- RAW DATA
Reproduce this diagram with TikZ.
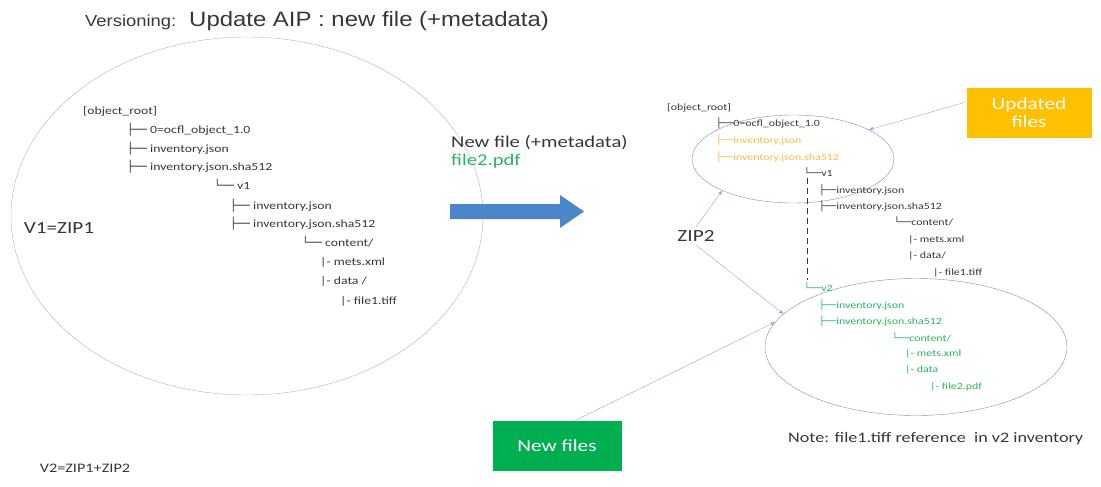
\documentclass[tikz,border=0pt]{standalone}
\usepackage{fontspec}
\setmainfont{Carlito}[FakeStretch=1.25]
\newfontfamily\arialfont{Liberation Sans}[FakeStretch=1.15]
\newfontfamily\boxfont{DejaVu Sans}
\usetikzlibrary{shapes.geometric,arrows.meta}

\definecolor{updorange}{RGB}{255,192,0}
\definecolor{paleorange}{RGB}{245,188,70}
\definecolor{newgreen}{RGB}{0,176,80}
\definecolor{treegreen}{RGB}{40,180,100}
\definecolor{linkblue}{RGB}{143,170,215}
\definecolor{arrowblue}{RGB}{74,134,200}
\definecolor{textgray}{RGB}{55,55,55}
\definecolor{ringgray}{RGB}{165,182,208}
\definecolor{ringblue}{RGB}{120,145,190}
\definecolor{ringdark}{RGB}{140,140,150}

\newcommand{\treetee}{{\boxfont ├──}}
\newcommand{\treeend}{{\boxfont └──}}

\begin{document}
\begin{tikzpicture}[x=1pt, y=-1pt,
    lrow/.style={anchor=mid west, inner sep=0pt, text=textgray, font=\fontsize{11}{13}\selectfont},
    rrow/.style={anchor=mid west, inner sep=0pt, text=textgray, font=\fontsize{9.5}{11}\selectfont},
    ring/.style={ellipse, draw, inner sep=0pt},
    tag/.style={fill=#1, text=white, align=center, inner sep=0pt, font=\fontsize{17}{20}\selectfont},
    link/.style={linkblue, thin, -{Stealth[length=5pt,width=4pt]}}]

    \useasboundingbox (0,0) rectangle (1101,487);

    % Title
    \node[anchor=base west, inner sep=0pt, text=textgray] (title) at (85,27)
        {\arialfont\fontsize{16}{18}\selectfont Versioning:\hspace{13pt}{\fontsize{20.8}{24}\selectfont Update AIP : new file (+metadata)}};

    % ---- V1: the first package ----
    \node[ring, draw=ringgray, minimum width=472, minimum height=358] (ring1) at (247,216) {};
    \node[text=textgray, font=\fontsize{17}{20}\selectfont] (v1lbl) at (59,228) {V1=ZIP1};

    \node[lrow] (l1) at (83,112) {[object\_root]};
    \node[lrow] (l2) at (127,131) {\treetee\ 0=ocfl\_object\_1.0};
    \node[lrow] (l3) at (127,150) {\treetee\ inventory.json};
    \node[lrow] (l4) at (127,168) {\treetee\ inventory.json.sha512};
    \node[lrow] (l5) at (214,187) {\treeend\ v1};
    \node[lrow] (l6) at (230,207) {\treetee\ inventory.json};
    \node[lrow] (l7) at (230,225) {\treetee\ inventory.json.sha512};
    \node[lrow] (l8) at (302,244) {\treeend\ content/};
    \node[lrow] (l9) at (320,263) {|- mets.xml};
    \node[lrow] (l10) at (320,282) {|- data /};
    \node[lrow] (l11) at (340,302) {|- file1.tiff};

    \node[text=textgray, font=\fontsize{13}{16}\selectfont] (v2lbl) at (85,468) {V2=ZIP1+ZIP2};

    % ---- the update ----
    \node[anchor=mid west, inner sep=0pt, text=textgray, font=\fontsize{16.5}{19}\selectfont] (newlbl) at (451,145) {New file (+metadata)};
    \node[anchor=mid west, inner sep=0pt, text=treegreen, font=\fontsize{16.5}{19}\selectfont] (file2) at (451,163) {file2.pdf};
    \fill[arrowblue] (450,204) -- (560,204) -- (560,195) -- (584,211.5) -- (560,228) -- (560,219) -- (450,219) -- cycle;

    % ---- V2: the updated object ----
    \node[ring, draw=ringblue, minimum width=202, minimum height=88] (ring2) at (793,159) {};
    \node[ring, draw=ringdark, minimum width=302, minimum height=137] (ring3) at (916,347) {};

    \node[rrow] (r1) at (667,108) {[object\_root]};
    \node[rrow] (r2) at (716,124) {\treetee0=ocfl\_object\_1.0};
    \node[rrow, text=paleorange] (r3) at (716,141) {\treetee inventory.json};
    \node[rrow, text=paleorange] (r4) at (716,158) {\treetee inventory.json.sha512};
    \node[rrow] (r5) at (804,174) {\treeend v1};
    \node[rrow] (r6) at (819,191) {\treetee inventory.json};
    \node[rrow] (r7) at (819,207) {\treetee inventory.json.sha512};
    \node[rrow] (r8) at (894,223) {\treeend content/};
    \node[rrow] (r9) at (908,240) {|- mets.xml};
    \node[rrow] (r10) at (908,256) {|- data/};
    \node[rrow] (r11) at (933,273) {|- file1.tiff};
    \node[rrow, text=treegreen] (r12) at (804,289) {\treeend v2};
    \node[rrow, text=treegreen] (r13) at (819,306) {\treetee inventory.json};
    \node[rrow, text=treegreen] (r14) at (819,322) {\treetee inventory.json.sha512};
    \node[rrow, text=treegreen] (r15) at (892,339) {\treeend content/};
    \node[rrow, text=treegreen] (r16) at (905,354) {|- mets.xml};
    \node[rrow, text=treegreen] (r17) at (905,370) {|- data};
    \node[rrow, text=treegreen] (r18) at (930,387) {|- file2.pdf};

    % v1 branch runs on down to v2
    \draw[textgray, dashed, dash pattern=on 6pt off 4pt] ([xshift=2.9pt, yshift=-6pt]r5.west) -- ([xshift=2.9pt, yshift=7pt]r12.west);

    % Callouts
    \node[tag=updorange, minimum width=125, minimum height=49] (upd) at (1029,113) {Updated\\[-2pt]files};
    \node[tag=newgreen, minimum width=129, minimum height=50] (newf) at (557,446) {New files};
    \node[text=textgray, font=\fontsize{17}{20}\selectfont] (zip2) at (696,236) {ZIP2};

    \draw[link] (upd.170) -- (ring2.21);
    \draw[link] (zip2.north) -- (ring2.204);
    \draw[link] (zip2.south) -- (ring3.166);
    \draw[link] (newf.55) -- (ring3.170);

    \node[anchor=mid west, inner sep=0pt, text=textgray, font=\fontsize{14.5}{17}\selectfont] (note) at (788,440) {Note: file1.tiff reference\ \ in v2 inventory};

\end{tikzpicture}
\end{document}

- WORK TO BE COMPLETED
Write the listing out a second time exactly, dropping all images.

- RESULT
Reproduce this diagram with TikZ.
\documentclass[tikz,border=0pt]{standalone}
\usepackage{fontspec}
\setmainfont{Carlito}[FakeStretch=1.25]
\newfontfamily\arialfont{Liberation Sans}[FakeStretch=1.15]
\newfontfamily\boxfont{DejaVu Sans}
\usetikzlibrary{shapes.geometric,arrows.meta}

\definecolor{updorange}{RGB}{255,192,0}
\definecolor{paleorange}{RGB}{245,188,70}
\definecolor{newgreen}{RGB}{0,176,80}
\definecolor{treegreen}{RGB}{40,180,100}
\definecolor{linkblue}{RGB}{143,170,215}
\definecolor{arrowblue}{RGB}{74,134,200}
\definecolor{textgray}{RGB}{55,55,55}
\definecolor{ringgray}{RGB}{165,182,208}
\definecolor{ringblue}{RGB}{120,145,190}
\definecolor{ringdark}{RGB}{140,140,150}

\newcommand{\treetee}{{\boxfont ├──}}
\newcommand{\treeend}{{\boxfont └──}}

\begin{document}
\begin{tikzpicture}[x=1pt, y=-1pt,
    lrow/.style={anchor=mid west, inner sep=0pt, text=textgray, font=\fontsize{11}{13}\selectfont},
    rrow/.style={anchor=mid west, inner sep=0pt, text=textgray, font=\fontsize{9.5}{11}\selectfont},
    ring/.style={ellipse, draw, inner sep=0pt},
    tag/.style={fill=#1, text=white, align=center, inner sep=0pt, font=\fontsize{17}{20}\selectfont},
    link/.style={linkblue, thin, -{Stealth[length=5pt,width=4pt]}}]

    \useasboundingbox (0,0) rectangle (1101,487);

    % Title
    \node[anchor=base west, inner sep=0pt, text=textgray] (title) at (85,27)
        {\arialfont\fontsize{16}{18}\selectfont Versioning:\hspace{13pt}{\fontsize{20.8}{24}\selectfont Update AIP : new file (+metadata)}};

    % ---- V1: the first package ----
    \node[ring, draw=ringgray, minimum width=472, minimum height=358] (ring1) at (247,216) {};
    \node[text=textgray, font=\fontsize{17}{20}\selectfont] (v1lbl) at (59,228) {V1=ZIP1};

    \node[lrow] (l1) at (83,112) {[object\_root]};
    \node[lrow] (l2) at (127,131) {\treetee\ 0=ocfl\_object\_1.0};
    \node[lrow] (l3) at (127,150) {\treetee\ inventory.json};
    \node[lrow] (l4) at (127,168) {\treetee\ inventory.json.sha512};
    \node[lrow] (l5) at (214,187) {\treeend\ v1};
    \node[lrow] (l6) at (230,207) {\treetee\ inventory.json};
    \node[lrow] (l7) at (230,225) {\treetee\ inventory.json.sha512};
    \node[lrow] (l8) at (302,244) {\treeend\ content/};
    \node[lrow] (l9) at (320,263) {|- mets.xml};
    \node[lrow] (l10) at (320,282) {|- data /};
    \node[lrow] (l11) at (340,302) {|- file1.tiff};

    \node[text=textgray, font=\fontsize{13}{16}\selectfont] (v2lbl) at (85,468) {V2=ZIP1+ZIP2};

    % ---- the update ----
    \node[anchor=mid west, inner sep=0pt, text=textgray, font=\fontsize{16.5}{19}\selectfont] (newlbl) at (451,145) {New file (+metadata)};
    \node[anchor=mid west, inner sep=0pt, text=treegreen, font=\fontsize{16.5}{19}\selectfont] (file2) at (451,163) {file2.pdf};
    \fill[arrowblue] (450,204) -- (560,204) -- (560,195) -- (584,211.5) -- (560,228) -- (560,219) -- (450,219) -- cycle;

    % ---- V2: the updated object ----
    \node[ring, draw=ringblue, minimum width=202, minimum height=88] (ring2) at (793,159) {};
    \node[ring, draw=ringdark, minimum width=302, minimum height=137] (ring3) at (916,347) {};

    \node[rrow] (r1) at (667,108) {[object\_root]};
    \node[rrow] (r2) at (716,124) {\treetee0=ocfl\_object\_1.0};
    \node[rrow, text=paleorange] (r3) at (716,141) {\treetee inventory.json};
    \node[rrow, text=paleorange] (r4) at (716,158) {\treetee inventory.json.sha512};
    \node[rrow] (r5) at (804,174) {\treeend v1};
    \node[rrow] (r6) at (819,191) {\treetee inventory.json};
    \node[rrow] (r7) at (819,207) {\treetee inventory.json.sha512};
    \node[rrow] (r8) at (894,223) {\treeend content/};
    \node[rrow] (r9) at (908,240) {|- mets.xml};
    \node[rrow] (r10) at (908,256) {|- data/};
    \node[rrow] (r11) at (933,273) {|- file1.tiff};
    \node[rrow, text=treegreen] (r12) at (804,289) {\treeend v2};
    \node[rrow, text=treegreen] (r13) at (819,306) {\treetee inventory.json};
    \node[rrow, text=treegreen] (r14) at (819,322) {\treetee inventory.json.sha512};
    \node[rrow, text=treegreen] (r15) at (892,339) {\treeend content/};
    \node[rrow, text=treegreen] (r16) at (905,354) {|- mets.xml};
    \node[rrow, text=treegreen] (r17) at (905,370) {|- data};
    \node[rrow, text=treegreen] (r18) at (930,387) {|- file2.pdf};

    % v1 branch runs on down to v2
    \draw[textgray, dashed, dash pattern=on 6pt off 4pt] ([xshift=2.9pt, yshift=-6pt]r5.west) -- ([xshift=2.9pt, yshift=7pt]r12.west);

    % Callouts
    \node[tag=updorange, minimum width=125, minimum height=49] (upd) at (1029,113) {Updated\\[-2pt]files};
    \node[tag=newgreen, minimum width=129, minimum height=50] (newf) at (557,446) {New files};
    \node[text=textgray, font=\fontsize{17}{20}\selectfont] (zip2) at (696,236) {ZIP2};

    \draw[link] (upd.170) -- (ring2.21);
    \draw[link] (zip2.north) -- (ring2.204);
    \draw[link] (zip2.south) -- (ring3.166);
    \draw[link] (newf.55) -- (ring3.170);

    \node[anchor=mid west, inner sep=0pt, text=textgray, font=\fontsize{14.5}{17}\selectfont] (note) at (788,440) {Note: file1.tiff reference\ \ in v2 inventory};

\end{tikzpicture}
\end{document}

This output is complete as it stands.